Le personnel de notre abbaye a été d’un soutien sans faille et je voudrais spécialement remercier les personnes qui, parfois jusqu’à l’épuisement, ont travaillé de près à cette célébration : merci pour leur souci intelligent et énergique du « toujours mieux ». Beaucoup les reconnaîtront sans que j’aie à citer leur nom.
Merci à Guillaume Houque et aux étudiants de l’Institut de Musique Et de Pédagogie de Namur, l’IMEP, qui sont venu nous aider si merveilleusement à prier deux fois, comme dit saint Augustin. Merci également au chœur grégorien de Malonne de nous avoir partagé ses talents. Enfin, merci aux amis qui ont rejoint cette chorale de circonstance : certains d’entre eux m’ont dit leur crainte de chanter à côté de professionnels. Pourtant dans « amateur », il y a le mot aimer, dès lors que toute crainte soit réduite à néant. Merci aux techniciens qui ont pu, par l’image et le son, nous rapprocher au-delà des contraintes de l’espace. Merci à tous les artisans qui ont contribué à la beauté de cette célébration par la décoration florale et les objets liturgiques. La liturgie est apocalyptique, elle doit nous faire goûter le ciel présent sur la terre et la terre qui s’épanouit dans le ciel. Nous avons, grâce à Dieu, vécu un peu cela aujourd’hui.
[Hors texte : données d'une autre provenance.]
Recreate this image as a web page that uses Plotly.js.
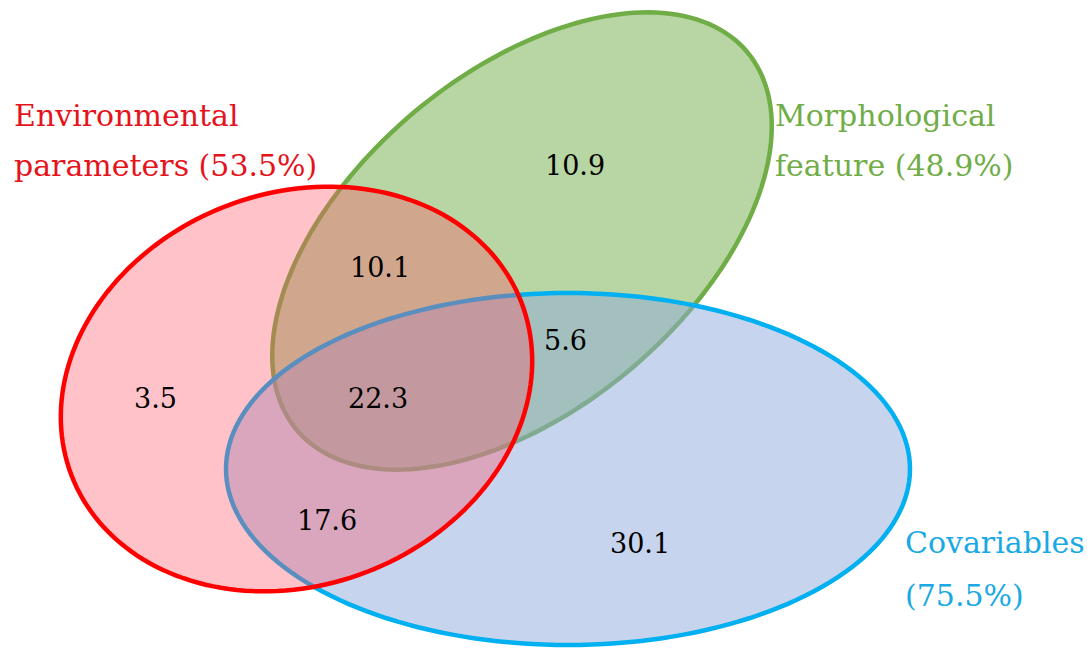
<!DOCTYPE html>
<html>
<head>
<meta charset="utf-8">
<script src="https://cdn.plot.ly/plotly-3.0.1.min.js"></script>
<style>html,body{margin:0;padding:0;background:#fff;}#chart{width:1087px;height:650px;}</style>
</head>
<body>
<div id="chart"></div>
<script>
// ---- data ----
var setNames = ["Environmental\nparameters", "Morphological\nfeature", "Covariables"];
var setPercents = [53.5, 48.9, 75.5];
var regionNames = ["Env only", "Env+Morph", "All three", "Env+Cov", "Morph only", "Morph+Cov", "Cov only"];
var regionValues = [3.5, 10.1, 22.3, 17.6, 10.9, 5.6, 30.1];

// ---- geometry / style (pixel space) ----
var ellipses = [ // drawn bottom to top: morph, cov, env
  {cx: 522, cy: 241, a: 294, b: 168, rot: 40, line: "#70ad47", fill: "rgba(112,173,71,0.5)"},
  {cx: 568, cy: 469, a: 342, b: 176, rot: 0, line: "#00b0f0", fill: "rgba(143,170,220,0.5)"},
  {cx: 296.5, cy: 389, a: 241, b: 196, rot: 21, line: "#ff0000", fill: "rgba(255,80,100,0.35)"}
];
var regionPos = [[155,398],[380,267],[378,398],[327,520],[575,165],[565,340],[640,543]];
// [x, y of first line, y of second line, colour]
var setLabelPos = [[12,115,165,"#e5131b"],[773,115,165,"#70ad47"],[903,542,595,"#19a9e3"]];

function ellipsePath(e) {
  var th = e.rot * Math.PI / 180, n = 180, d = "";
  for (var i = 0; i <= n; i++) {
    var t = 2 * Math.PI * i / n;
    var x = e.cx + e.a * Math.cos(t) * Math.cos(th) + e.b * Math.sin(t) * Math.sin(th);
    var y = e.cy - e.a * Math.cos(t) * Math.sin(th) + e.b * Math.sin(t) * Math.cos(th);
    d += (i === 0 ? "M" : "L") + x.toFixed(2) + "," + y.toFixed(2);
  }
  return d + "Z";
}

var shapes = ellipses.map(function (e) {
  return {type: "path", xref: "x", yref: "y", path: ellipsePath(e),
    fillcolor: e.fill, line: {color: e.line, width: 4.5}, layer: "above"};
});

var font = "DejaVu Serif, Liberation Serif, serif";
var annotations = [];
regionValues.forEach(function (v, i) {
  annotations.push({x: regionPos[i][0], y: regionPos[i][1], xref: "x", yref: "y",
    text: v.toFixed(1), showarrow: false, xanchor: "center", yanchor: "middle",
    font: {family: font, size: 27, color: "#000"}});
});
[0, 1, 2].forEach(function (i) {
  var parts = setNames[i].split("\n");
  var pct = "(" + setPercents[i].toFixed(1) + "%)";
  var lines = parts.length > 1 ? [parts[0], parts[1] + " " + pct] : [parts[0], pct];
  lines.forEach(function (ln, k) {
    annotations.push({x: setLabelPos[i][0], y: setLabelPos[i][1 + k], xref: "x", yref: "y",
      text: ln, showarrow: false, xanchor: "left", yanchor: "middle", align: "left",
      font: {family: font, size: 30, color: setLabelPos[i][3]}});
  });
});

var layout = {
  width: 1087, height: 650,
  margin: {l: 0, r: 0, t: 0, b: 0},
  paper_bgcolor: "#fff", plot_bgcolor: "#fff",
  xaxis: {range: [0, 1087], visible: false, fixedrange: true},
  yaxis: {range: [650, 0], visible: false, fixedrange: true},
  shapes: shapes,
  annotations: annotations,
  showlegend: false
};
Plotly.newPlot("chart", [], layout, {staticPlot: true, displayModeBar: false});
</script>
</body>
</html>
Le prêtre, a fortiori l’abbé et l’évêque représentent ceux qu’ils servent. Le bâton pastoral qui m’a été remis rappelle un peu le sceptre des Pharaons. Il est le signe de cette autorité que dans l’Exode, Moïse, au nom de Dieu, a ravie au pouvoir du mal afin de faire le bien. Il y a quinze jours, le Père abbé de Maredsous rappelait à certains d’entre nous que, d’après le récit de l’Exode, son bâton fut utile à Moïse pour trois choses : écarter la mer rouge, faire jaillir l’eau dans le désert et s’appuyer dessus. Autrement dit et transposé dans la vie spirituelle : éloigner la peur pour libérer, abreuver à partir de l’unique source de la Parole de Dieu et des sacrements, rassurer en procurant un appui. Rien de magique là-dedans. Pour que ce bâton fonctionne bien, comme dit le Siracide, il faut aussi être couronné de crainte par la sagesse, cette crainte de Dieu qui n’est autre que de l’amour attentif et prévenant envers lui. Cela ne fait que quelques instants que je la porte, mais je crois que cette mitre aidera bien le Seigneur à se rappeler à mon bon souvenir ! Enfin cette alliance que je porte au doigt désormais est là pour signifier non seulement mon alliance avec ceux que Dieu me confie, mais également pour me rappeler que c’est par ma fidélité à Dieu que je puis être garant de la leur. Prophète comme Moïse, sage comme un roi et édificateur de liens de charité, « Pontife », faiseur de pont comme un prêtre, l’abbé ne reçoit rien de plus que ce qu’il a déjà reçu au baptême, comme vous. C’est là un peu ce qui sous-tend ma devise dont vous pourrez lire l’explication dans le carnet de célébration : pour vous je veux rester un frère, afin d’être compté avec vous au nombre des filles et des fils de Dieu.